The exercise: Determine how many lines include the string "this". Output that number only.

Available records:
>>>>>
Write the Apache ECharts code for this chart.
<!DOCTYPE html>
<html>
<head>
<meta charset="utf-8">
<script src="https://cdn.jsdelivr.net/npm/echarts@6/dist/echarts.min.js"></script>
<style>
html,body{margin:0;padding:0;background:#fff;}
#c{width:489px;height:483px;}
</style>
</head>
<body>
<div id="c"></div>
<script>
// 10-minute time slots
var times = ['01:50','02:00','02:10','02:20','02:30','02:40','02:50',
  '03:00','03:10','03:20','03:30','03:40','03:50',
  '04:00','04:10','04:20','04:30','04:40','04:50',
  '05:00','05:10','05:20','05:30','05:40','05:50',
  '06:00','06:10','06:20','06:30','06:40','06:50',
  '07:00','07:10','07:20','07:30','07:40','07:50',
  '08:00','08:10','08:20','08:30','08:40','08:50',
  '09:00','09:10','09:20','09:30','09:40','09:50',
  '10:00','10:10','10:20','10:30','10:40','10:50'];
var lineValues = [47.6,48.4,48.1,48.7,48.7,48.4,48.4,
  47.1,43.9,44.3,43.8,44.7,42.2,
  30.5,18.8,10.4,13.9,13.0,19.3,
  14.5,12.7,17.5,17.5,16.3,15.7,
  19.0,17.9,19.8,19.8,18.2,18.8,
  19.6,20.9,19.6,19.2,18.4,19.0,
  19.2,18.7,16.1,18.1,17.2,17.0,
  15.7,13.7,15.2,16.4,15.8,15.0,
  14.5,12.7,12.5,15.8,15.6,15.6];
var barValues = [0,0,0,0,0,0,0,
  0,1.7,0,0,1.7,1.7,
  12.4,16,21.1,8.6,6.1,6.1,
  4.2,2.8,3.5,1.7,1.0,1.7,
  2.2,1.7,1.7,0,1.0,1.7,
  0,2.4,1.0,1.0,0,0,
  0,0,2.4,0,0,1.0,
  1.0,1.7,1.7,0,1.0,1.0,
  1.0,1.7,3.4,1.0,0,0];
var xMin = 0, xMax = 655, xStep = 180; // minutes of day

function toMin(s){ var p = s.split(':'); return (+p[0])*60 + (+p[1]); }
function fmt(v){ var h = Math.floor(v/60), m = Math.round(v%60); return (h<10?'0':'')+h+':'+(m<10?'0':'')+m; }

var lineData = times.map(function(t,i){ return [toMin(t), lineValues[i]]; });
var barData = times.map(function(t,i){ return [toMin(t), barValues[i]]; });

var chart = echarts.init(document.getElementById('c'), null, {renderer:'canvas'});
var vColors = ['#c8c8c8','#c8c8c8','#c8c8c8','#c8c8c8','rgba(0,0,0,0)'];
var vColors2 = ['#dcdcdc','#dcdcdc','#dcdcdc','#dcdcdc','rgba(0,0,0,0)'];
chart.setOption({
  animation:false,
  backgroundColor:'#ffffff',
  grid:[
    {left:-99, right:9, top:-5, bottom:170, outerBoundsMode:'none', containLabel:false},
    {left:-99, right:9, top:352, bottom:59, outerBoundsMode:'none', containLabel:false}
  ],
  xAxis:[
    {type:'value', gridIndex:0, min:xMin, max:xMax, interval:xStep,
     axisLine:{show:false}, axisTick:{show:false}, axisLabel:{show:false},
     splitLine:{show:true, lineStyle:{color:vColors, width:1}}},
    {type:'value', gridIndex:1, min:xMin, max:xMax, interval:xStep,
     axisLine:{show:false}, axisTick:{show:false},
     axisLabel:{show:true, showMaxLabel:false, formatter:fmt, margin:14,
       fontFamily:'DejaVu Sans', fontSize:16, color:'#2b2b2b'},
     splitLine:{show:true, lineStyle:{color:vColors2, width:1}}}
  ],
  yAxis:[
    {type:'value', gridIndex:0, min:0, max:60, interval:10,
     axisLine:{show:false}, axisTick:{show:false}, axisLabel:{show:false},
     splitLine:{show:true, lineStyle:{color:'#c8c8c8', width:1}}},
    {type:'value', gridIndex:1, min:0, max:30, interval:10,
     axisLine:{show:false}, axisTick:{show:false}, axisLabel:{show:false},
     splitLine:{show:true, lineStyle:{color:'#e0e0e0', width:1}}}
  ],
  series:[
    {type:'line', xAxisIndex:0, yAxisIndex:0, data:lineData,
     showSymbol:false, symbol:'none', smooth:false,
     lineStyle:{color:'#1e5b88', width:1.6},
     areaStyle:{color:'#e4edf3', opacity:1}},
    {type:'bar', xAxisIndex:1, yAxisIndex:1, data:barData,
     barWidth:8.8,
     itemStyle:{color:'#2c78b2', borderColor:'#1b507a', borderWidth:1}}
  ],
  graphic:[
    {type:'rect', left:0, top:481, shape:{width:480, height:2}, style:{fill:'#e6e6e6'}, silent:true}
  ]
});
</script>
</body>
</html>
<<<<<
>>>>>
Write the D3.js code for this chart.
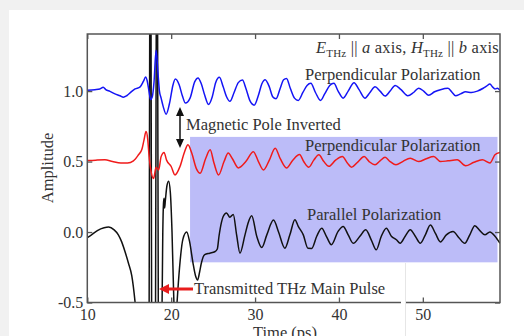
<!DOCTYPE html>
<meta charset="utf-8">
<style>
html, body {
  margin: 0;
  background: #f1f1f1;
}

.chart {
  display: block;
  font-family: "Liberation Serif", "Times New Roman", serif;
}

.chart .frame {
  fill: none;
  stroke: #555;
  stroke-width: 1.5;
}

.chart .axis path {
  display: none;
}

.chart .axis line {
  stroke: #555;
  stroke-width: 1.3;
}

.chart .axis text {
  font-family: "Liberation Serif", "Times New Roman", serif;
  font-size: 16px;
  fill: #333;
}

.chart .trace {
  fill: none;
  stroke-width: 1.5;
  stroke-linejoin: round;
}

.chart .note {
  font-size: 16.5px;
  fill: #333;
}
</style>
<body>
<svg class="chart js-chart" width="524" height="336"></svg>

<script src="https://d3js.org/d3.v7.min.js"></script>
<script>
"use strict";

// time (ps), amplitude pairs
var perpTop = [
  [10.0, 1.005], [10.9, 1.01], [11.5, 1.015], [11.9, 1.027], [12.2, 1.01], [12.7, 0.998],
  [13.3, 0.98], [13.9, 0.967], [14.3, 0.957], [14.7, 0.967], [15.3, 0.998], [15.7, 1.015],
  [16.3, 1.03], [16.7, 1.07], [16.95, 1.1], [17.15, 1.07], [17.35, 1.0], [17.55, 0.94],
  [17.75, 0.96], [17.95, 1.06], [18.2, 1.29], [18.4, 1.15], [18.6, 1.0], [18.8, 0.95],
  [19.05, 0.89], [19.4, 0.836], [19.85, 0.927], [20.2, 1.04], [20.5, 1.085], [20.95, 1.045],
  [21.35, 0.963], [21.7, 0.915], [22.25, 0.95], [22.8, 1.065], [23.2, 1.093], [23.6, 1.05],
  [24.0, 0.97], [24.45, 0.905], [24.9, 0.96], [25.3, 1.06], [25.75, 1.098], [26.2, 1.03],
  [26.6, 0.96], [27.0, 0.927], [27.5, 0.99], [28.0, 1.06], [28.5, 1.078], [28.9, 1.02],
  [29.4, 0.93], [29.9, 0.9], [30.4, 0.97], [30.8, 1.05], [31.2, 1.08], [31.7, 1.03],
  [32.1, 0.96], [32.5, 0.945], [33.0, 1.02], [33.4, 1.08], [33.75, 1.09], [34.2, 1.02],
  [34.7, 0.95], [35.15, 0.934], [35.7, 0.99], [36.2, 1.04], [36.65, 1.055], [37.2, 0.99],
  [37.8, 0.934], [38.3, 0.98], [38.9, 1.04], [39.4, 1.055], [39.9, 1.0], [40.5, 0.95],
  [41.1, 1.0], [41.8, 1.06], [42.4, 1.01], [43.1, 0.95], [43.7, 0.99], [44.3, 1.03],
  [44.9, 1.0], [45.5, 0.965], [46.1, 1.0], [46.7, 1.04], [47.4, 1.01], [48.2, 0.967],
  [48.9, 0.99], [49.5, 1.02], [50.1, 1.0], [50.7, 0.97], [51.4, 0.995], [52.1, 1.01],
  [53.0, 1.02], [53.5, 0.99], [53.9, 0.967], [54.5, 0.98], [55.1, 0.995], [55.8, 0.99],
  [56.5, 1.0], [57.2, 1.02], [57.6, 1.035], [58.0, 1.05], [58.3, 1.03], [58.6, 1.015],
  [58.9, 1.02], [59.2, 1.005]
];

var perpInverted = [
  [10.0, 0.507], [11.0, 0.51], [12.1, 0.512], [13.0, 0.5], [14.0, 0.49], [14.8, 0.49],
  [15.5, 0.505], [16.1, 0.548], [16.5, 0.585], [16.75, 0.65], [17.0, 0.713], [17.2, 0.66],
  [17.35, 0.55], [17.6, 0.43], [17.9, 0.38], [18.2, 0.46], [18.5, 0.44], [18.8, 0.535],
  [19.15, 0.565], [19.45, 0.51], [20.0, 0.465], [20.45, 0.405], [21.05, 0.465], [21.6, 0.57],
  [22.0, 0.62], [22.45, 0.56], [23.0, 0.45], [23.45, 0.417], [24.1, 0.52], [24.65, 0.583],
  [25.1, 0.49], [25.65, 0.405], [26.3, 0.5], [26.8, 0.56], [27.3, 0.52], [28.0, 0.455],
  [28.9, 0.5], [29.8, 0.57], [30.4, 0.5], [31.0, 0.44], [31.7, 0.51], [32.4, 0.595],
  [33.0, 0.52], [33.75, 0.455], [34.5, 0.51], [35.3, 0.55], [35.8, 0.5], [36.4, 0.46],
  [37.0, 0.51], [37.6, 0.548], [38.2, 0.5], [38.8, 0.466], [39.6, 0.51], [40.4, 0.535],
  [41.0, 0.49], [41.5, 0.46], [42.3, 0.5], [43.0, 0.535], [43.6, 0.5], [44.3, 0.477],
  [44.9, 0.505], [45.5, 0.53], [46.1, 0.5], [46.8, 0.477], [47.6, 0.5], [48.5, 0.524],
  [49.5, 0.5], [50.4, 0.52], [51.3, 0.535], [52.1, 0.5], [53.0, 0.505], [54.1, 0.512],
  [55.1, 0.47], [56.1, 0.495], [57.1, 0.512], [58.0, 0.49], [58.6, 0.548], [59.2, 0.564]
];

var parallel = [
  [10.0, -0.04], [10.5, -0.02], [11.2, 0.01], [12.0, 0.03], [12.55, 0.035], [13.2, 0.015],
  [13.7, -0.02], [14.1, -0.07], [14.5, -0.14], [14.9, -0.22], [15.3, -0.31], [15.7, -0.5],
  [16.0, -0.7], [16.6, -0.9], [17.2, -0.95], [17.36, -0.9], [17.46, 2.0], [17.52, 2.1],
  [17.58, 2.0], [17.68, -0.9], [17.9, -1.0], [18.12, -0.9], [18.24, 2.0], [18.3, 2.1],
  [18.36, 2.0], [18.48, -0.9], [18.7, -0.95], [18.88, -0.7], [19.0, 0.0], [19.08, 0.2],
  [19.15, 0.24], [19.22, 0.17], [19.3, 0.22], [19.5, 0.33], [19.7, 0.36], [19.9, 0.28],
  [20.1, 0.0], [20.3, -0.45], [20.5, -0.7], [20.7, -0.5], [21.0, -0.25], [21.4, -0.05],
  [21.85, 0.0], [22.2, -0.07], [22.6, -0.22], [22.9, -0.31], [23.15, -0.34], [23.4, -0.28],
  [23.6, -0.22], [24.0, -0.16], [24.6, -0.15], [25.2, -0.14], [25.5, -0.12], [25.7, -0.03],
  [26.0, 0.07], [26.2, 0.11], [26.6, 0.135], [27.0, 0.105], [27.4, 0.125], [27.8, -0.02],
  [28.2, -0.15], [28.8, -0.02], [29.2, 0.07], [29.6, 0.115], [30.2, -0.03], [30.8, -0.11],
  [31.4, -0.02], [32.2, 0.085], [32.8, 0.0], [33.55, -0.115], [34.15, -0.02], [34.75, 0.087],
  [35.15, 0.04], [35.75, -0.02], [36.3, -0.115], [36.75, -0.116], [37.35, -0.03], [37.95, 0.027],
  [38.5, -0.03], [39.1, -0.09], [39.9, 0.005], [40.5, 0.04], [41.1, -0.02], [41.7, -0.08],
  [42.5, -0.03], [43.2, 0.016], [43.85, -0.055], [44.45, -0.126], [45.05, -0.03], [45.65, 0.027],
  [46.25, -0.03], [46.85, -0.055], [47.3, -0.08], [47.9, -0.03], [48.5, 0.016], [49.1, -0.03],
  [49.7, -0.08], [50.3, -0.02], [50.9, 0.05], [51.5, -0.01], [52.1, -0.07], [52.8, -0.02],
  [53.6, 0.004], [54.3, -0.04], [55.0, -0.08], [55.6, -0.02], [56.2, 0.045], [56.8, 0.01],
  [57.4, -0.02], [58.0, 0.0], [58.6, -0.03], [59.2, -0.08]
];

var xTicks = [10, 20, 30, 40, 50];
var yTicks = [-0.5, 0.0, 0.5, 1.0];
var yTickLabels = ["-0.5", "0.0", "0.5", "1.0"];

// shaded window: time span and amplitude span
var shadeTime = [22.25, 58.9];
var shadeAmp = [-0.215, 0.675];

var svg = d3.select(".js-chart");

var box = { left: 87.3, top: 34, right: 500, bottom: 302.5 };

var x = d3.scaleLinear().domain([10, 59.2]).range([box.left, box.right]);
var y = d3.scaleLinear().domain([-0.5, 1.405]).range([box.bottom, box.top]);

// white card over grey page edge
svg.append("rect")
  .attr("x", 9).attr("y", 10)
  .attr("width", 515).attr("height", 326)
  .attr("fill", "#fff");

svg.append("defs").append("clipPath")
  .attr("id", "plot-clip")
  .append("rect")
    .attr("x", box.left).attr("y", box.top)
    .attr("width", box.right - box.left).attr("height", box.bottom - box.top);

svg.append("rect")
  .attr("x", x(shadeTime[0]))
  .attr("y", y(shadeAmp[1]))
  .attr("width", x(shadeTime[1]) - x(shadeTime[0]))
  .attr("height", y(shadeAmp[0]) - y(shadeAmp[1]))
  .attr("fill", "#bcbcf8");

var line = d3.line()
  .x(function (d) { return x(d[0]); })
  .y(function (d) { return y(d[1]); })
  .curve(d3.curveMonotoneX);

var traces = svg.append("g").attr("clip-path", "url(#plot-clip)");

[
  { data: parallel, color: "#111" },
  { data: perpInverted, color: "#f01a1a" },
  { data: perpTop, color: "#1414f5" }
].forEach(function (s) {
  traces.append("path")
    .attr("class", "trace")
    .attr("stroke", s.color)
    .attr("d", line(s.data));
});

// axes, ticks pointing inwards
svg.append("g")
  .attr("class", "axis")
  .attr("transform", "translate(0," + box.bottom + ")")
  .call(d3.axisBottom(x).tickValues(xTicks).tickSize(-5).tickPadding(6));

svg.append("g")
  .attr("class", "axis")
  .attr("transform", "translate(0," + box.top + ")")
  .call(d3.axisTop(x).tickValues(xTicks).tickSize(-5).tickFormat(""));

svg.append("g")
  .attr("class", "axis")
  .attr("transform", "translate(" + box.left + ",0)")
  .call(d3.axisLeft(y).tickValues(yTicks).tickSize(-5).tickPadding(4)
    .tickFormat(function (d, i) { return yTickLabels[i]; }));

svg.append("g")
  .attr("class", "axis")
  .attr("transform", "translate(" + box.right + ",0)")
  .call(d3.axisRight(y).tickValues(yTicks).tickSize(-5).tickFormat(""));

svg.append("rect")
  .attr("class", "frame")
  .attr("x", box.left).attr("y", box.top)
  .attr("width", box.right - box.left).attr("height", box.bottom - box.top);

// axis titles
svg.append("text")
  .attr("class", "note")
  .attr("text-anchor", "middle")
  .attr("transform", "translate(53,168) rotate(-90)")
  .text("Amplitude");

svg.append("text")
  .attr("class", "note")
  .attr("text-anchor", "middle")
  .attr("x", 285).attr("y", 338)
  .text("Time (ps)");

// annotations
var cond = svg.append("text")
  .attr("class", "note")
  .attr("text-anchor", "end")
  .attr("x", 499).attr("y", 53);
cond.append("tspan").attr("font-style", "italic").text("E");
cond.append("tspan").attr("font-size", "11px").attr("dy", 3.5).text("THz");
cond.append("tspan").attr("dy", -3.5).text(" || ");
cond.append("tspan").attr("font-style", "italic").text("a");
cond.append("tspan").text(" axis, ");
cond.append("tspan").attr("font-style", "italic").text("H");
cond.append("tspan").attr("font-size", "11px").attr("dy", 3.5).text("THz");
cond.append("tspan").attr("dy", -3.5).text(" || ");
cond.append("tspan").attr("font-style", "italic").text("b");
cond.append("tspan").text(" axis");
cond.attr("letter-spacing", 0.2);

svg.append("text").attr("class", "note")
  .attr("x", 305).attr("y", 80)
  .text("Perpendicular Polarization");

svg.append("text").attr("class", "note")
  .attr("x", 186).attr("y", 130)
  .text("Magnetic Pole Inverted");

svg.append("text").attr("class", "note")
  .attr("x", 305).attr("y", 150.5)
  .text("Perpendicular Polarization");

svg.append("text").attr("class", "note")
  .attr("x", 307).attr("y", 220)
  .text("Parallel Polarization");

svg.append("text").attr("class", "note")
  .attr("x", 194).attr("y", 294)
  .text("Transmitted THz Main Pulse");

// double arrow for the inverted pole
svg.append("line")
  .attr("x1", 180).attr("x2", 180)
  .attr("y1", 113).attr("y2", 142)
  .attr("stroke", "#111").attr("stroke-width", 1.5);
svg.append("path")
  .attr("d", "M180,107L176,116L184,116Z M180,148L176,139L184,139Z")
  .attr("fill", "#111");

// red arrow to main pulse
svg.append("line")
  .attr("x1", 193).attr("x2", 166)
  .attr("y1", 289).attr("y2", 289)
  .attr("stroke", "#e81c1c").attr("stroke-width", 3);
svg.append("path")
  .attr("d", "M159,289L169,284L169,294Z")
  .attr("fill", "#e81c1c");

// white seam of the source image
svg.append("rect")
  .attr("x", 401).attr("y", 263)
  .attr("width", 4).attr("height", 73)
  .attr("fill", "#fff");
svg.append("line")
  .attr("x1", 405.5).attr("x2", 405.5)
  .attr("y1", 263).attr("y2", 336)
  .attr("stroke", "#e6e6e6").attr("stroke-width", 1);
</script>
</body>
<<<<<
Response to the exercise: 2